Gary Snyder (books by this author) turns 79 today. He was born in San Francisco in 1930. When he was a teenager, he wrote articles for the mountain-climbing club's magazine and his high school newspaper, and then he went to Reed college, where he started reading Asian poetry. In the summers, he worked in logging camps, on trail crews, and as a fire lookout in the mountains. And it was while working in Yosemite in 1955 that he found his voice as a poet. That same year, he read with Allen Ginsberg at the famous October Sixth Gallery Reading where Ginsberg read "Howl" for the first time, and the two poets became lifelong friends. Snyder became a hero of the counterculture when Jack Kerouac published book The Dharma Bums (1958), whose hero, Japhy Ryder, is a barely disguised version of Snyder. For about 12 years, Snyder spent most of his time studying Zen Buddhism in Japan. He has published more than 20 books of poetry and prose, including Axe Handles (1983), Mountains and Rivers Without End (1997),and Turtle Island (1974). He is a respected environmental activist and thinker, and a professor at the University of California, Davis.

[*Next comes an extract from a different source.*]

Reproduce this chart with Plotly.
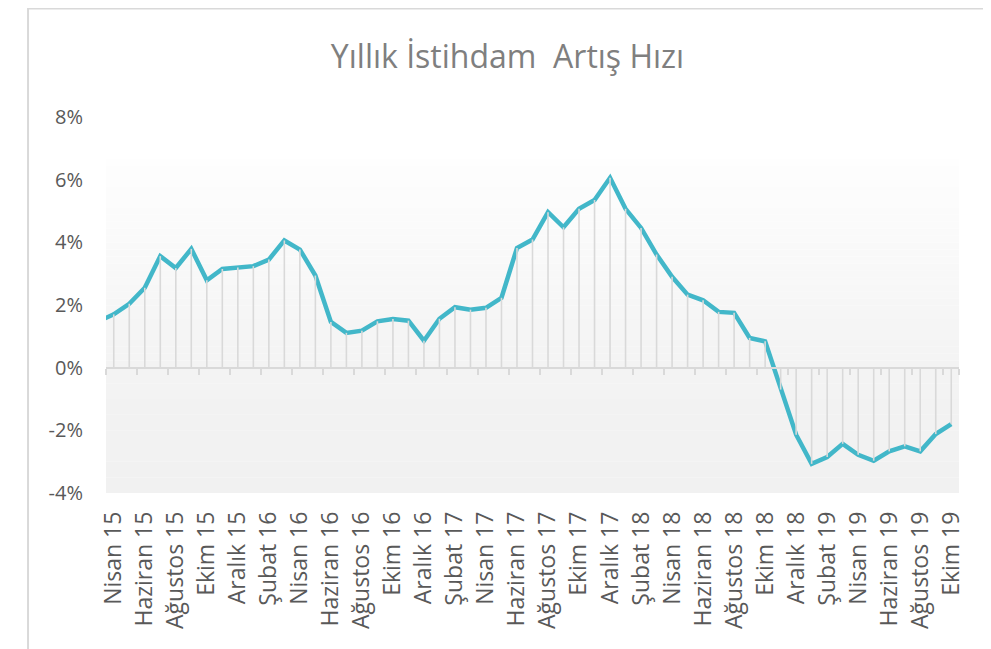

He said, "Find your place on the planet. Dig in, and take responsibility from there."

It's the birthday of the reclusive novelist Thomas Pynchon, (books by this author) born in Glen Cove, Long Island (1937). He went to Cornell University to study engineering physics and got straight A's in all his classes. But then he took a class from Vladimir Nabokov and switched his major to English literature. He moved to Mexico and published his first novel, V. (1963), when he was 26 years old. It was a huge success, as were The Crying of Lot 49 (1966) and Gravity's Rainbow (1973).

It's the birthday of the popular Irish novelist Roddy Doyle, (books by this author) born in Dublin (1958). He was raised in a working-class suburb of Dublin, and even though he wanted to be a writer, he knew he needed a good steady job. So he taught high school for 14 years, and he wrote in the evenings. He started thinking about some of his students, and what they might be doing in a few years. He imagined that a group of these kids could form a band, and they could choose to play American soul music. He took that idea and wrote The Commitments (1987). He published 1,000 copies himself with a bank loan, and a London publisher got hold of one and republished it the next year, and it became a big best seller. He went on to write The Snapper (1990) and The Van (1991), and then a book from the point of view of a 10-year-old boy, Paddy Clarke Ha Ha Ha (1993). It won the Booker Prize and Doyle was able to quit his job and write full time.